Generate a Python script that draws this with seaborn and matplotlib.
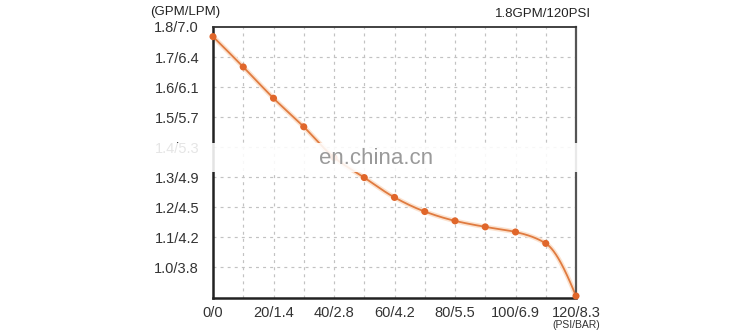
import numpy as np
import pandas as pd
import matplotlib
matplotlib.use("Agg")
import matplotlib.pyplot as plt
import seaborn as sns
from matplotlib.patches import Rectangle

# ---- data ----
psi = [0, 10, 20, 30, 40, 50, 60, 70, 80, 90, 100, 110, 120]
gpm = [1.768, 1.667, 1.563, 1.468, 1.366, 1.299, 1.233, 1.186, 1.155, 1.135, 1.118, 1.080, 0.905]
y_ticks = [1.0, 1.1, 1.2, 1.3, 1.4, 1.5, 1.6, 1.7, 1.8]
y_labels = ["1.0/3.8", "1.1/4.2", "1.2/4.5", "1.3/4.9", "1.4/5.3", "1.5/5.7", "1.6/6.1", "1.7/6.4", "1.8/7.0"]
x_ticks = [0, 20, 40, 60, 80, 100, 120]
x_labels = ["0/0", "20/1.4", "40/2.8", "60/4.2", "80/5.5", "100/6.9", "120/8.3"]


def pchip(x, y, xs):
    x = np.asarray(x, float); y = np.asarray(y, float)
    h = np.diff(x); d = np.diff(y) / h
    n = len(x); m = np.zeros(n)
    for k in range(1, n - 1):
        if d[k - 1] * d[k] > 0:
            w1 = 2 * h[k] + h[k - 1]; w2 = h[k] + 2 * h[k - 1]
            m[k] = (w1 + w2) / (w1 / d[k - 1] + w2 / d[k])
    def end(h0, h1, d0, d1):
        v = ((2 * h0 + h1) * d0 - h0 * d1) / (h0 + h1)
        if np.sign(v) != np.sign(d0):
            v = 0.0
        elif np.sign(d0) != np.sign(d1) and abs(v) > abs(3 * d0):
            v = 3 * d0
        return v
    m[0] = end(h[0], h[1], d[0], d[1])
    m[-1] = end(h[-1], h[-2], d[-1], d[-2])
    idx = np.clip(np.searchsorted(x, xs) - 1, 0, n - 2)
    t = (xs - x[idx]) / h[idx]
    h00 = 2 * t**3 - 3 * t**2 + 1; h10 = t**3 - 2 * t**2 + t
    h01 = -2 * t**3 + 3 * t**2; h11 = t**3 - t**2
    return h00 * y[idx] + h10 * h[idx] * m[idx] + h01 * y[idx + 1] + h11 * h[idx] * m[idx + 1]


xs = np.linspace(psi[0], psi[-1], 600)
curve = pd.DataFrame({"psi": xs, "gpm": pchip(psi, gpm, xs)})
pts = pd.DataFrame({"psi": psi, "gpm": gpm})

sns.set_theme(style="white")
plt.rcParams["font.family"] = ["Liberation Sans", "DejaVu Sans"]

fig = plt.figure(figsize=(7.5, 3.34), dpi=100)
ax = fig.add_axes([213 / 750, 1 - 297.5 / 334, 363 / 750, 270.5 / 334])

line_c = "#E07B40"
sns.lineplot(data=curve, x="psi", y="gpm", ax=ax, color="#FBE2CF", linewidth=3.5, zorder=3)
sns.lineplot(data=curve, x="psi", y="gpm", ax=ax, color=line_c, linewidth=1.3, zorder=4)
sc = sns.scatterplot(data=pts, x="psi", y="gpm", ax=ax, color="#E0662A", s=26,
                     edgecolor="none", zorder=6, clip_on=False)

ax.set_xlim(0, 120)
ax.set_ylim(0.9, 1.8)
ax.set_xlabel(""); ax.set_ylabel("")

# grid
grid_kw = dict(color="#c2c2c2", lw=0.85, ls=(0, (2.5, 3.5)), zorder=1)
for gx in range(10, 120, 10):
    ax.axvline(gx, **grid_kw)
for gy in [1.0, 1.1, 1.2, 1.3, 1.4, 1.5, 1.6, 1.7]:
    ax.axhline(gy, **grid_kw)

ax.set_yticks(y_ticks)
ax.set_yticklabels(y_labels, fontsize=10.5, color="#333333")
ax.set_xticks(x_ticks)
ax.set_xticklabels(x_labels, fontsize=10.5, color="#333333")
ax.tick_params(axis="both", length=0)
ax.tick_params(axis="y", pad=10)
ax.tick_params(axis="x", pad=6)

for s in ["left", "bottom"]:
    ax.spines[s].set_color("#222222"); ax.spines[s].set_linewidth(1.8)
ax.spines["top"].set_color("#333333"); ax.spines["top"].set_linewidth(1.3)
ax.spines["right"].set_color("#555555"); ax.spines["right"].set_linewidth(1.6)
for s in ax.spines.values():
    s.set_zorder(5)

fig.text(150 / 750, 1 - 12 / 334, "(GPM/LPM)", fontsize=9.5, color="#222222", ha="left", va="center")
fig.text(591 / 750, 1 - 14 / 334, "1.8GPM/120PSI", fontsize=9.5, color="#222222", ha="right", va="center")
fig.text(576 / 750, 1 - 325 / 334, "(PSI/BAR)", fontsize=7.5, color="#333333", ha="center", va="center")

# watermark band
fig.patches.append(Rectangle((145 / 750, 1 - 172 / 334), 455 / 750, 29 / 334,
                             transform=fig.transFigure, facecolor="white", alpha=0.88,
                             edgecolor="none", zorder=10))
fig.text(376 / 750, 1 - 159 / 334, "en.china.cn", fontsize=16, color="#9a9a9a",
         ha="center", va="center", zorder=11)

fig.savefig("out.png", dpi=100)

________________

Directions ::
Starting at the first line of the material, output exactly the lines up to and including the one with "from matplotlib.patches import Rectangle". Do not include the pictures.

Completed exercise ::
Generate a Python script that draws this with seaborn and matplotlib.
import numpy as np
import pandas as pd
import matplotlib
matplotlib.use("Agg")
import matplotlib.pyplot as plt
import seaborn as sns
from matplotlib.patches import Rectangle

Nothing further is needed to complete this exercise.